Prestation de serment d’Alpha Condé : Amnesty « ressuscite » les victimes du régime Condé, dont un homme 62 ans torturé à mort
Représailles contre des habitants
Amnesty International a documenté une série de violences exercées par les forces de défense et de sécurité contre les habitants de quartiers de la capitale réputés proches de l’opposition, lit-on dans le document. Le directeur général de la police nationale a fait état de deux « attaques armées par deux groupes d’assaillants au niveau du marché de Wanindara », un quartier de Conakry, menées le 30 novembre contre des « agents de police », faisant un mort et trois blessés parmi ces derniers. Le ministère de la Sécurité a qualifié l’attaque d’« actes terroristes » et la police a annoncé des « ratissages » et un « dispositif costaud » à Wanindara.

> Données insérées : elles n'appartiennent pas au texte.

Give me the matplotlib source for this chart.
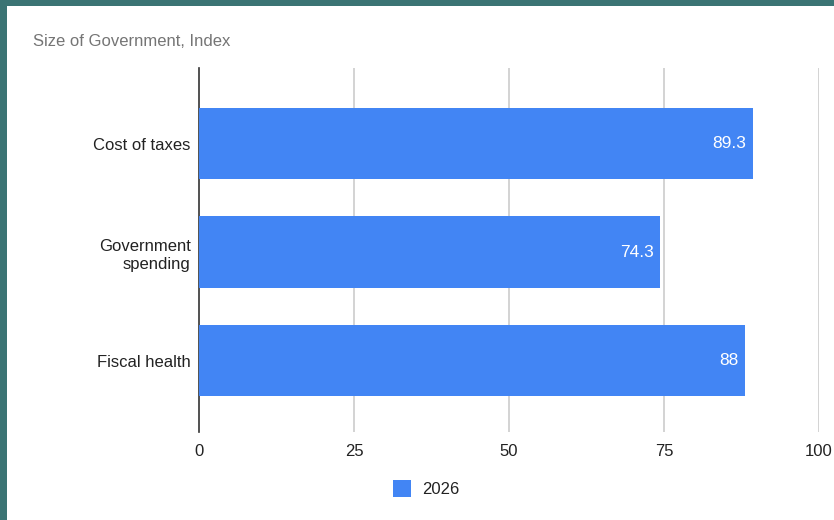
import matplotlib
matplotlib.use("Agg")
import matplotlib.pyplot as plt
from matplotlib.patches import Rectangle

plt.rcParams["font.family"] = ["Liberation Sans", "DejaVu Sans"]

categories = ["Cost of taxes", "Government\nspending", "Fiscal health"]
values_2026 = [89.3, 74.3, 88]
x_ticks = [0, 25, 50, 75, 100]
series_name = "2026"
title = "Size of Government, Index"

W, H = 834, 520
fig = plt.figure(figsize=(W / 100, H / 100), dpi=100)
fig.patch.set_facecolor("#3b7474")

# white card inside the teal frame
fig.add_artist(Rectangle((7 / W, 0), 1 - 7 / W, 1 - 6 / H, transform=fig.transFigure,
                         facecolor="white", edgecolor="none", zorder=0))

left, right = 199 / W, 819 / W
top, bottom = 1 - 68 / H, 1 - 432 / H
ax = fig.add_axes([left, bottom, right - left, top - bottom])
ax.set_facecolor("none")

bar_color = "#4285F4"
ypos = list(range(len(categories)))
ax.barh(ypos, values_2026, height=0.655, color=bar_color, zorder=3)
for y, v in zip(ypos, values_2026):
    ax.text(v - 1.0, y, f"{v:g}", color="white", ha="right", va="center",
            fontsize=12.5, zorder=4)

ax.set_xlim(0, 100)
ax.set_ylim(2.659, -0.696)
ax.set_xticks(x_ticks)
ax.set_xticklabels([str(t) for t in x_ticks], fontsize=12, color="#222222")
ax.set_yticks(ypos)
ax.set_yticklabels(categories, fontsize=12, color="#222222", linespacing=1.25)
ax.tick_params(axis="y", length=0, pad=6)
ax.tick_params(axis="x", length=0, pad=9)
for lbl in ax.get_yticklabels():
    lbl.set_multialignment("right")

for t in x_ticks[1:]:
    ax.axvline(t, color="#cccccc", lw=1.2, zorder=1)
for s in ["top", "right", "bottom"]:
    ax.spines[s].set_visible(False)
ax.spines["left"].set_color("#333333")
ax.spines["left"].set_linewidth(1.2)

fig.text(33 / W, 1 - 42 / H, title, fontsize=12, color="#757575", va="center", ha="left")

# legend
fig.add_artist(Rectangle((393 / W, 1 - 497 / H), 18 / W, 17 / H, transform=fig.transFigure,
                         facecolor=bar_color, edgecolor="none"))
fig.text(422 / W, 1 - 489 / H, series_name, fontsize=12, color="#222222", va="center", ha="left")

fig.savefig("out.png", dpi=100, facecolor=fig.get_facecolor())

C’est dans ce contexte que Mamadou Lamarana Diallo, un jeune habitant de Wanindara a été tué à bout portant le 1er décembre dernier sans raison, par un groupe de six policiers venus fouiller sa maison familiale. Le jeune homme ne présentait aucun danger immédiat. Sa mère présente au moment des faits, a témoigné. « Les policiers avaient dit qu’ils allaient fouiller la maison. Ils étaient six, un est resté dehors j’ai suivi les cinq autres. Ils ont regardé dans toutes les pièces et n’ont vu personne. (…) Entre temps, j’avais appelé mon fils. Son arrivée a coïncidé avec la sortie des policiers de la maison qui lui ont tiré dessus. Nous l’avons conduit à l’hôpital, il a rendu l’âme en cours de route. Nous sommes retournés chez nous avec le corps que nous avons enterré. »
Wanindara a été « encerclé » les jours suivants la mort du policier par les forces de défense et de sécurité, qui ont « tiré dans tout le quartier », selon une autre habitante qui a été frappée avec son fils le 1er décembre.
Au quartier la Cimenterie dans la commune de Dubreka au nord de Conakry, Abdoulaye Djibril Bah a succombé à ses blessures au bras et à la hanche après avoir reçu trois balles tirées par des forces de défense et de sécurité le 21 octobre. Il est mort dans les bras de son ami qui a été menacé par la police sur le chemin de l’hôpital. Selon le témoignage recueilli par Amnesty International, Abdoulaye a rencontré des personnes qui fuyaient des forces de l’ordre se trouvant sur son chemin, et a été touché au bras. Essayant de se sauver, une deuxième balle l’a atteint à la jambe, puis rampant une troisième balle l’a atteint à la hanche. Deux personnes qui ont essayé de le secourir ont respectivement reçu une balle dans la jambe et le bras, et dans le ventre.
Utilisation de balles réelles par les forces de l’ordre
Le directeur général de la police nationale a affirmé à plusieurs reprises que les policiers n’étaient pas armés dans le cadre du maintien de l’ordre. Mais sur la base des analyses et authentifications par ses experts, de photographies de douilles récupérées dans un quartier de Conakry où des forces de défense et sécurité ont été présentes pour réprimer une manifestation, Amnesty International confirme l’utilisation de balles – possiblement de fabrication chinoise – pour les armes de type AK/MPAK. Ces armes sont fréquemment utilisées par des membres des forces de défense et de sécurité, comme le prouvent de nombreuses vidéos et photographies authentifiées par l’organisation.
Torture et mauvais traitements
Des experts en médecine légale à Amnesty International ont également analysé et authentifié les photos des blessures d’Ibrahima Sow, 62 ans, arrêté le 24 octobre et mort le 17 novembre dernier alors qu’il était toujours sous la supervision des autorités. Ibrahima Sow a été arrêté pour « participation délictueuse à un attroupement avec violences », après l’attaque du train d’une société d’uranium au cours de laquelle « trois gendarmes, un militaire et un civil » ont été tués, selon les propos du procureur général de la Cour d’appel de Conakry datés du 31 octobre.
Au lendemain de sa mort, le ministère de la Justice a indiqué dans un communiqué que Sow avait été testé positif à la Covid-19, puis était sorti guéri du Centre de traitement de la prison de Conakry, avant de se « plaindre d’un diabète » et d’être transféré à l’hôpital où il est décédé. Sa famille et l’Organisation guinéenne des droits de l’hommes (OGDH) accusent les autorités de vouloir dissimuler une mort causée par des actes de torture ou des mauvais traitements en détention. Une analyse d’Amnesty International a conclu que « pris ensemble, le schéma des blessures d’Ibrahima Sow suggère fortement l’infliction de brûlures à l’aide d’une tige de fer chaud ou d’un objet similaire. Les blessures sont des preuves très solides de mauvais traitements ». Ces blessures pourraient être la cause de la mort d’Ibrahima Sow.